M. Philippe Courtier - Evelyne Déliat, sur TF1, présente fort correctement la météo et a d'ailleurs reçu un prix pour sa prestation.

M. Jean-Pierre Besson - Très honnêtement, il fut un temps au cours duquel nous estimions que l'information donnée était dénaturée. De nombreux efforts ont été menés afin que les présentateurs soient formés. Si vous veniez dans nos services, vous constateriez que des présentatrices telles qu'Evelyne Déliat se rendent dans nos locaux afin qu'un prévisionniste leur explique la situation. Nous avons ajouté à nos contrats le soutien permanent d'un prévisionniste afin de compléter la formation des présentateurs.

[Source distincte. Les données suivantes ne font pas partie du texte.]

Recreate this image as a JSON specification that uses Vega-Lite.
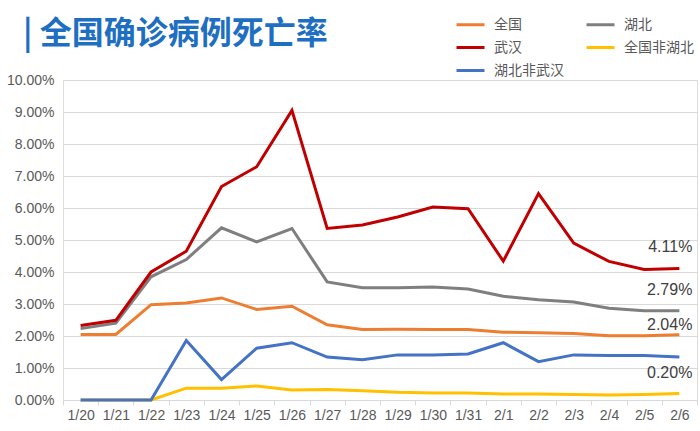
{
  "$schema": "https://vega.github.io/schema/vega-lite/v6.json",
  "width": 634,
  "height": 320,
  "autosize": {"type": "none"},
  "padding": {"left": 63, "top": 80, "right": 3, "bottom": 31},
  "background": "white",
  "title": {
    "text": "| 全国确诊病例死亡率",
    "anchor": "start",
    "frame": "group",
    "fontSize": 32,
    "fontWeight": "bold",
    "font": "Noto Sans CJK SC",
    "color": "#1e6fc1",
    "dx": -40,
    "offset": 0,
    "dy": 42
  },
  "data": {
    "values": [
      {"date": "1/20", "series": "全国非湖北", "rate": 0},
      {"date": "1/21", "series": "全国非湖北", "rate": 0},
      {"date": "1/22", "series": "全国非湖北", "rate": 0},
      {"date": "1/23", "series": "全国非湖北", "rate": 0.0037},
      {"date": "1/24", "series": "全国非湖北", "rate": 0.0037},
      {"date": "1/25", "series": "全国非湖北", "rate": 0.0044},
      {"date": "1/26", "series": "全国非湖北", "rate": 0.0031},
      {"date": "1/27", "series": "全国非湖北", "rate": 0.0033},
      {"date": "1/28", "series": "全国非湖北", "rate": 0.0029},
      {"date": "1/29", "series": "全国非湖北", "rate": 0.0024},
      {"date": "1/30", "series": "全国非湖北", "rate": 0.0022},
      {"date": "1/31", "series": "全国非湖北", "rate": 0.0022},
      {"date": "2/1", "series": "全国非湖北", "rate": 0.0019},
      {"date": "2/2", "series": "全国非湖北", "rate": 0.0019},
      {"date": "2/3", "series": "全国非湖北", "rate": 0.0017},
      {"date": "2/4", "series": "全国非湖北", "rate": 0.0016},
      {"date": "2/5", "series": "全国非湖北", "rate": 0.0017},
      {"date": "2/6", "series": "全国非湖北", "rate": 0.0020},
      {"date": "1/20", "series": "湖北非武汉", "rate": 0},
      {"date": "1/21", "series": "湖北非武汉", "rate": 0},
      {"date": "1/22", "series": "湖北非武汉", "rate": 0},
      {"date": "1/23", "series": "湖北非武汉", "rate": 0.0186},
      {"date": "1/24", "series": "湖北非武汉", "rate": 0.0064},
      {"date": "1/25", "series": "湖北非武汉", "rate": 0.0162},
      {"date": "1/26", "series": "湖北非武汉", "rate": 0.0179},
      {"date": "1/27", "series": "湖北非武汉", "rate": 0.0134},
      {"date": "1/28", "series": "湖北非武汉", "rate": 0.0126},
      {"date": "1/29", "series": "湖北非武汉", "rate": 0.0141},
      {"date": "1/30", "series": "湖北非武汉", "rate": 0.0141},
      {"date": "1/31", "series": "湖北非武汉", "rate": 0.0144},
      {"date": "2/1", "series": "湖北非武汉", "rate": 0.0179},
      {"date": "2/2", "series": "湖北非武汉", "rate": 0.0120},
      {"date": "2/3", "series": "湖北非武汉", "rate": 0.0141},
      {"date": "2/4", "series": "湖北非武汉", "rate": 0.0139},
      {"date": "2/5", "series": "湖北非武汉", "rate": 0.0139},
      {"date": "2/6", "series": "湖北非武汉", "rate": 0.0134},
      {"date": "1/20", "series": "全国", "rate": 0.0205},
      {"date": "1/21", "series": "全国", "rate": 0.0205},
      {"date": "1/22", "series": "全国", "rate": 0.0298},
      {"date": "1/23", "series": "全国", "rate": 0.0303},
      {"date": "1/24", "series": "全国", "rate": 0.0319},
      {"date": "1/25", "series": "全国", "rate": 0.0283},
      {"date": "1/26", "series": "全国", "rate": 0.0293},
      {"date": "1/27", "series": "全国", "rate": 0.0235},
      {"date": "1/28", "series": "全国", "rate": 0.0220},
      {"date": "1/29", "series": "全国", "rate": 0.0221},
      {"date": "1/30", "series": "全国", "rate": 0.0220},
      {"date": "1/31", "series": "全国", "rate": 0.0220},
      {"date": "2/1", "series": "全国", "rate": 0.0212},
      {"date": "2/2", "series": "全国", "rate": 0.0210},
      {"date": "2/3", "series": "全国", "rate": 0.0208},
      {"date": "2/4", "series": "全国", "rate": 0.0201},
      {"date": "2/5", "series": "全国", "rate": 0.0201},
      {"date": "2/6", "series": "全国", "rate": 0.0204},
      {"date": "1/20", "series": "湖北", "rate": 0.0223},
      {"date": "1/21", "series": "湖北", "rate": 0.0240},
      {"date": "1/22", "series": "湖北", "rate": 0.0385},
      {"date": "1/23", "series": "湖北", "rate": 0.0439},
      {"date": "1/24", "series": "湖北", "rate": 0.0538},
      {"date": "1/25", "series": "湖北", "rate": 0.0494},
      {"date": "1/26", "series": "湖北", "rate": 0.0536},
      {"date": "1/27", "series": "湖北", "rate": 0.0369},
      {"date": "1/28", "series": "湖北", "rate": 0.0351},
      {"date": "1/29", "series": "湖北", "rate": 0.0351},
      {"date": "1/30", "series": "湖北", "rate": 0.0353},
      {"date": "1/31", "series": "湖北", "rate": 0.0347},
      {"date": "2/1", "series": "湖北", "rate": 0.0324},
      {"date": "2/2", "series": "湖北", "rate": 0.0313},
      {"date": "2/3", "series": "湖北", "rate": 0.0306},
      {"date": "2/4", "series": "湖北", "rate": 0.0287},
      {"date": "2/5", "series": "湖北", "rate": 0.0279},
      {"date": "2/6", "series": "湖北", "rate": 0.0279},
      {"date": "1/20", "series": "武汉", "rate": 0.0233},
      {"date": "1/21", "series": "武汉", "rate": 0.0249},
      {"date": "1/22", "series": "武汉", "rate": 0.0400},
      {"date": "1/23", "series": "武汉", "rate": 0.0465},
      {"date": "1/24", "series": "武汉", "rate": 0.0667},
      {"date": "1/25", "series": "武汉", "rate": 0.0729},
      {"date": "1/26", "series": "武汉", "rate": 0.0905},
      {"date": "1/27", "series": "武汉", "rate": 0.0536},
      {"date": "1/28", "series": "武汉", "rate": 0.0547},
      {"date": "1/29", "series": "武汉", "rate": 0.0572},
      {"date": "1/30", "series": "武汉", "rate": 0.0603},
      {"date": "1/31", "series": "武汉", "rate": 0.0598},
      {"date": "2/1", "series": "武汉", "rate": 0.0434},
      {"date": "2/2", "series": "武汉", "rate": 0.0645},
      {"date": "2/3", "series": "武汉", "rate": 0.0490},
      {"date": "2/4", "series": "武汉", "rate": 0.0433},
      {"date": "2/5", "series": "武汉", "rate": 0.0408},
      {"date": "2/6", "series": "武汉", "rate": 0.0411}
    ]
  },
  "encoding": {
    "x": {
      "field": "date",
      "type": "ordinal",
      "sort": null,
      "bandPosition": 0.5,
      "scale": {"type": "band", "paddingInner": 0, "paddingOuter": 0},
      "axis": {
        "title": null,
        "labelAngle": 0,
        "tickBand": "extent",
        "domainColor": "#d9d9d9",
        "tickColor": "#d9d9d9",
        "tickSize": 5,
        "labelFontSize": 14,
        "labelColor": "#595959",
        "labelFont": "Liberation Sans",
        "labelPadding": 3,
        "grid": false
      }
    },
    "y": {
      "field": "rate",
      "type": "quantitative",
      "scale": {"domain": [0, 0.1], "nice": false},
      "axis": {
        "title": null,
        "format": ".2%",
        "values": [0, 0.01, 0.02, 0.03, 0.04, 0.05, 0.06, 0.07, 0.08, 0.09, 0.1],
        "domain": false,
        "ticks": false,
        "gridColor": "#d9d9d9",
        "labelFontSize": 14,
        "labelColor": "#595959",
        "labelFont": "Liberation Sans",
        "labelPadding": 9
      }
    }
  },
  "layer": [
    {
      "mark": {"type": "line", "strokeWidth": 3, "strokeJoin": "miter"},
      "encoding": {
        "color": {
          "field": "series",
          "type": "nominal",
          "scale": {
            "domain": ["全国", "武汉", "湖北非武汉", "湖北", "全国非湖北"],
            "range": ["#ed7d31", "#c00000", "#4472c4", "#7f7f7f", "#ffc000"]
          },
          "legend": {
            "orient": "none",
            "legendX": 392,
            "legendY": -71,
            "columns": 2,
            "title": null,
            "symbolType": "stroke",
            "symbolSize": 784,
            "symbolStrokeWidth": 3,
            "labelFontSize": 14,
            "labelColor": "#595959",
            "labelFont": "Noto Sans CJK SC",
            "labelOffset": 8,
            "rowPadding": -8,
            "columnPadding": 16,
            "padding": 0
          }
        }
      }
    },
    {
      "transform": [{"filter": "datum.date == '2/6' && (datum.series == '武汉' || datum.series == '湖北' || datum.series == '全国非湖北')"}],
      "mark": {"type": "text", "align": "right", "baseline": "middle", "dx": 13, "dy": -21, "fontSize": 16, "font": "Liberation Sans", "color": "#404040"},
      "encoding": {"text": {"field": "rate", "type": "quantitative", "format": ".2%"}}
    },
    {
      "transform": [{"filter": "datum.date == '2/6' && datum.series == '全国'"}],
      "mark": {"type": "text", "align": "right", "baseline": "middle", "dx": 13, "dy": -10, "fontSize": 16, "font": "Liberation Sans", "color": "#404040"},
      "encoding": {"text": {"field": "rate", "type": "quantitative", "format": ".2%"}}
    }
  ]
}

Je conçois que la météorologie serait mieux expliquée si nous disposions d'un temps d'antenne plus conséquent et si le bulletin était moins médiatisé. Toutefois, il faut reconnaître que la situation s'est véritablement améliorée. Si vous comparez les bulletins portant sur d'autres pays, vous constaterez que nos bulletins ne sont pas médiocres.

M. Paul Raoult - Il demeure à déterminer comment l'information que vous fournissez est utilisée. Les localisations géographiques sont approximatives. Le nord de la France n'est pas clairement identifié. La main des présentateurs bouge sur la carte mais n'explique pas, par exemple, la zone correspondant à l'est de la France.

M. Olivier Mock - Je souhaiterais aborder deux points. Indépendamment des difficultés de prévision, il faut noter que la France est un pays extrêmement varié. L'information doit être présentée en 45 secondes. Or la présentation synthétique de l'ensemble de la météo planant sur la France est un exercice périlleux.

En outre, concernant les procédures d'alertes, nous avons indiqué que la procédure était dédiée à la sécurité civile. La nouvelle procédure, que M. le Président a évoquée, sera plus simple dans la mesure où elle sera diffusée auprès de l'ensemble des acteurs, y compris le grand public. Elle contiendra des éléments de qualification. Ainsi nous qualifierons une zone qui, par exemple, subit un vent de 130 km/h en expliquant que ce phénomène est extrêmement rare, et se produit dans la région tous les vingt ans. Ce genre d'élément doit nécessairement être explicité. En outre, il convient de fournir des conseils de comportement à la population. Ce moyen indirect me permet de répondre à votre question. Nous fournirons cette information non seulement aux services de la sécurité civile mais également à la population.

M. Paul Raoult - Lorsque des personnes du midi portent plainte contre la météo en prétextant que cette dernière n'a pas prévu un orage qui a détruit une récolte, j'estime qu'il y a une désinformation du public. Nous sommes arrivés à un stade qui se caractérise par la recherche d'un responsable.

M. Jean-Pierre Besson - Vous avez raison de souligner que les présentateurs n'évoquent jamais qu'il fait beau dans le Nord. Les protestations des Bretons se sont traduites par l'abandon de l'information selon laquelle une dépression arrive de la Bretagne. Désormais, les présentateurs déclarent que la dépression arrive de l'Ouest.

M. le Rapporteur - Pourriez-vous nous transmettre les adresses auxquelles vos BRAM et BAP sont transmis ? En outre, pourrions-nous disposer des conventions auxquelles vous avez fait référence ?

M. le Président - Je vous remercie pour votre participation.